> _TASK STATEMENT_
Quote all of the data that follows exactly as written, skipping the images.

↓

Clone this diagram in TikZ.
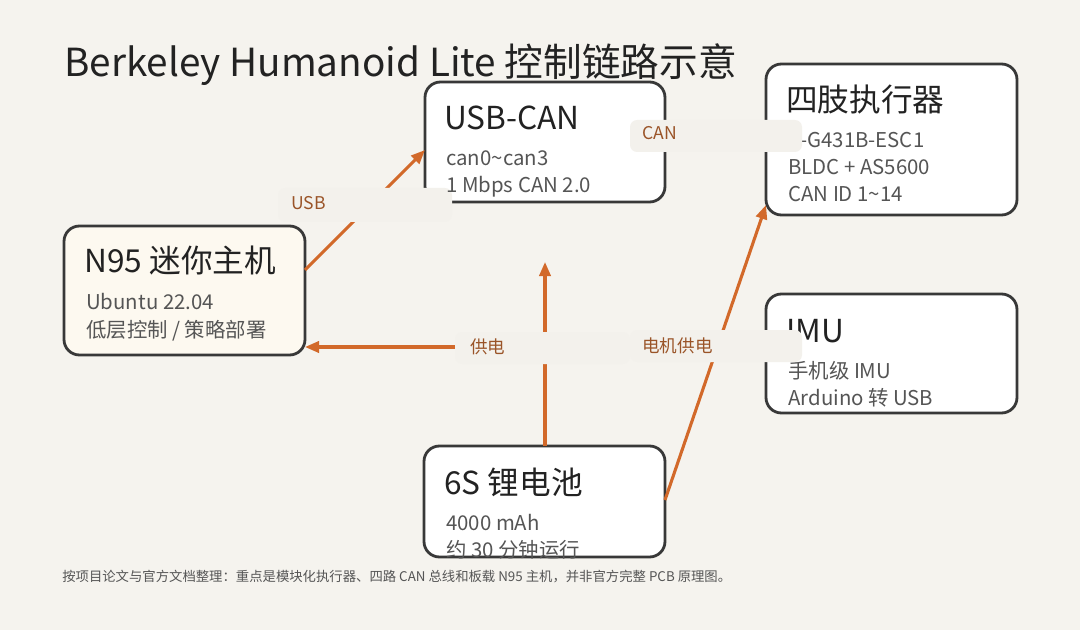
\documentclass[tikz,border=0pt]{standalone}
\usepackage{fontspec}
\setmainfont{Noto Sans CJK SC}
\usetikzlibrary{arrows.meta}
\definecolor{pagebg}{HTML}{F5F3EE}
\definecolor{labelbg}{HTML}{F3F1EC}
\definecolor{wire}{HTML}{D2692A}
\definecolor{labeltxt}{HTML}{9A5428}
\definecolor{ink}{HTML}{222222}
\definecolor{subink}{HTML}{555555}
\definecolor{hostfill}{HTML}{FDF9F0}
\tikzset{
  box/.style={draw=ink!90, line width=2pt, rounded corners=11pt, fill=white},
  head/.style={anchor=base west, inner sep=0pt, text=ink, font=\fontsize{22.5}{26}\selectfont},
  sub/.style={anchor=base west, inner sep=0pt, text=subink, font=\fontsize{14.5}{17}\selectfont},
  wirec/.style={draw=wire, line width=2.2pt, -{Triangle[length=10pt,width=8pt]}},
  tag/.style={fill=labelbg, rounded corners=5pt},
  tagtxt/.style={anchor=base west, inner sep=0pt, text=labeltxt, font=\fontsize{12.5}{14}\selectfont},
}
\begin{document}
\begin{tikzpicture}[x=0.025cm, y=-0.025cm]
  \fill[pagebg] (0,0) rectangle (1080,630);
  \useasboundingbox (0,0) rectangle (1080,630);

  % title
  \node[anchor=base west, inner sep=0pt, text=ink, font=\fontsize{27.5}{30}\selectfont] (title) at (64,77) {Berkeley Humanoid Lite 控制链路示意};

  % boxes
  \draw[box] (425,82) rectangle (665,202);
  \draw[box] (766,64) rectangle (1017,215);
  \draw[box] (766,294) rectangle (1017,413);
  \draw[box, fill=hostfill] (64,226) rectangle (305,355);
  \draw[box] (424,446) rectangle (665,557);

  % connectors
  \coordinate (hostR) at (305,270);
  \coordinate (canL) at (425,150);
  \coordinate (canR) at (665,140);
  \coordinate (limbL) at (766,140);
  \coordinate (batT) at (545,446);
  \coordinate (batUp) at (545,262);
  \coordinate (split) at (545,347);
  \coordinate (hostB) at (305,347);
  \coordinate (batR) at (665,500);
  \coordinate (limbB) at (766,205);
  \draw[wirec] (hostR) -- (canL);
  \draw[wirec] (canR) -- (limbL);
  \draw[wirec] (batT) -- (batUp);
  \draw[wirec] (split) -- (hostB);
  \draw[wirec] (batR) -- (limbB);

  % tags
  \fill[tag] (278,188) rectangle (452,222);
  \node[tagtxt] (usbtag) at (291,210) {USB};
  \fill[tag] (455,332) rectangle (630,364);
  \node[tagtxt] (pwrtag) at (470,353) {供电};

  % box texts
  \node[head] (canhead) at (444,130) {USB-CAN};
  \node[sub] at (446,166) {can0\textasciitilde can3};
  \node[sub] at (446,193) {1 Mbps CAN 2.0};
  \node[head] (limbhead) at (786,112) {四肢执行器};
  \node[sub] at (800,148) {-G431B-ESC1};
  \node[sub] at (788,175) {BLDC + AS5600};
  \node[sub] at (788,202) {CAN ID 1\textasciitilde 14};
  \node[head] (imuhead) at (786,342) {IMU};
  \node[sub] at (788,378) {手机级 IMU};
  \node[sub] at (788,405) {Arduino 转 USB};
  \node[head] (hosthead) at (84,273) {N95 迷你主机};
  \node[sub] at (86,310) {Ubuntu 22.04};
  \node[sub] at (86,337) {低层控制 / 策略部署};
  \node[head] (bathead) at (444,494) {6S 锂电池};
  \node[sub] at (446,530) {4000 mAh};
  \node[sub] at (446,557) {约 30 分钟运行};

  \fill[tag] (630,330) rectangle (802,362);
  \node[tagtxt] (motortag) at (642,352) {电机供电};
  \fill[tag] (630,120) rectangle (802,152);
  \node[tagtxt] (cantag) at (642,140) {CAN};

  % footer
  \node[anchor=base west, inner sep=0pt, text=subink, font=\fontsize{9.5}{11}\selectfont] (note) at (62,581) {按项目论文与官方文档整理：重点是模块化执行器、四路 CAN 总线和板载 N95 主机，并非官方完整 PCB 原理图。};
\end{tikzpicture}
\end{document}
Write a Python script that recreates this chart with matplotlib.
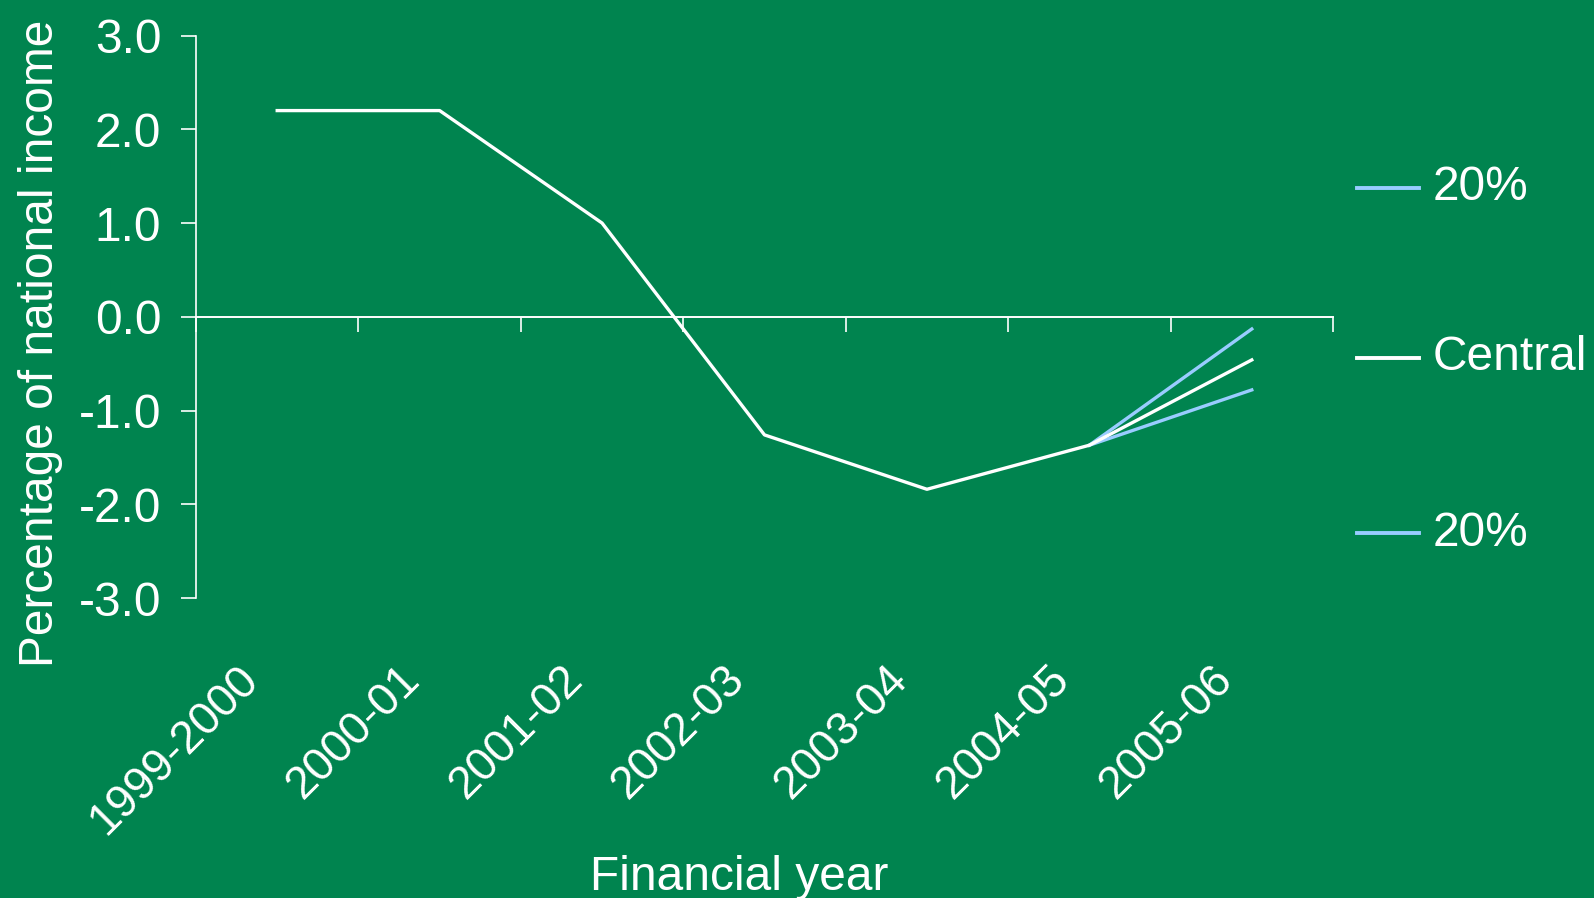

↑

> _ANSWER TO THE TASK_
Clone this diagram in TikZ.
\documentclass[tikz,border=0pt]{standalone}
\usepackage{fontspec}
\setmainfont{Noto Sans CJK SC}
\usetikzlibrary{arrows.meta}
\definecolor{pagebg}{HTML}{F5F3EE}
\definecolor{labelbg}{HTML}{F3F1EC}
\definecolor{wire}{HTML}{D2692A}
\definecolor{labeltxt}{HTML}{9A5428}
\definecolor{ink}{HTML}{222222}
\definecolor{subink}{HTML}{555555}
\definecolor{hostfill}{HTML}{FDF9F0}
\tikzset{
  box/.style={draw=ink!90, line width=2pt, rounded corners=11pt, fill=white},
  head/.style={anchor=base west, inner sep=0pt, text=ink, font=\fontsize{22.5}{26}\selectfont},
  sub/.style={anchor=base west, inner sep=0pt, text=subink, font=\fontsize{14.5}{17}\selectfont},
  wirec/.style={draw=wire, line width=2.2pt, -{Triangle[length=10pt,width=8pt]}},
  tag/.style={fill=labelbg, rounded corners=5pt},
  tagtxt/.style={anchor=base west, inner sep=0pt, text=labeltxt, font=\fontsize{12.5}{14}\selectfont},
}
\begin{document}
\begin{tikzpicture}[x=0.025cm, y=-0.025cm]
  \fill[pagebg] (0,0) rectangle (1080,630);
  \useasboundingbox (0,0) rectangle (1080,630);

  % title
  \node[anchor=base west, inner sep=0pt, text=ink, font=\fontsize{27.5}{30}\selectfont] (title) at (64,77) {Berkeley Humanoid Lite 控制链路示意};

  % boxes
  \draw[box] (425,82) rectangle (665,202);
  \draw[box] (766,64) rectangle (1017,215);
  \draw[box] (766,294) rectangle (1017,413);
  \draw[box, fill=hostfill] (64,226) rectangle (305,355);
  \draw[box] (424,446) rectangle (665,557);

  % connectors
  \coordinate (hostR) at (305,270);
  \coordinate (canL) at (425,150);
  \coordinate (canR) at (665,140);
  \coordinate (limbL) at (766,140);
  \coordinate (batT) at (545,446);
  \coordinate (batUp) at (545,262);
  \coordinate (split) at (545,347);
  \coordinate (hostB) at (305,347);
  \coordinate (batR) at (665,500);
  \coordinate (limbB) at (766,205);
  \draw[wirec] (hostR) -- (canL);
  \draw[wirec] (canR) -- (limbL);
  \draw[wirec] (batT) -- (batUp);
  \draw[wirec] (split) -- (hostB);
  \draw[wirec] (batR) -- (limbB);

  % tags
  \fill[tag] (278,188) rectangle (452,222);
  \node[tagtxt] (usbtag) at (291,210) {USB};
  \fill[tag] (455,332) rectangle (630,364);
  \node[tagtxt] (pwrtag) at (470,353) {供电};

  % box texts
  \node[head] (canhead) at (444,130) {USB-CAN};
  \node[sub] at (446,166) {can0\textasciitilde can3};
  \node[sub] at (446,193) {1 Mbps CAN 2.0};
  \node[head] (limbhead) at (786,112) {四肢执行器};
  \node[sub] at (800,148) {-G431B-ESC1};
  \node[sub] at (788,175) {BLDC + AS5600};
  \node[sub] at (788,202) {CAN ID 1\textasciitilde 14};
  \node[head] (imuhead) at (786,342) {IMU};
  \node[sub] at (788,378) {手机级 IMU};
  \node[sub] at (788,405) {Arduino 转 USB};
  \node[head] (hosthead) at (84,273) {N95 迷你主机};
  \node[sub] at (86,310) {Ubuntu 22.04};
  \node[sub] at (86,337) {低层控制 / 策略部署};
  \node[head] (bathead) at (444,494) {6S 锂电池};
  \node[sub] at (446,530) {4000 mAh};
  \node[sub] at (446,557) {约 30 分钟运行};

  \fill[tag] (630,330) rectangle (802,362);
  \node[tagtxt] (motortag) at (642,352) {电机供电};
  \fill[tag] (630,120) rectangle (802,152);
  \node[tagtxt] (cantag) at (642,140) {CAN};

  % footer
  \node[anchor=base west, inner sep=0pt, text=subink, font=\fontsize{9.5}{11}\selectfont] (note) at (62,581) {按项目论文与官方文档整理：重点是模块化执行器、四路 CAN 总线和板载 N95 主机，并非官方完整 PCB 原理图。};
\end{tikzpicture}
\end{document}
Write a Python script that recreates this chart with matplotlib.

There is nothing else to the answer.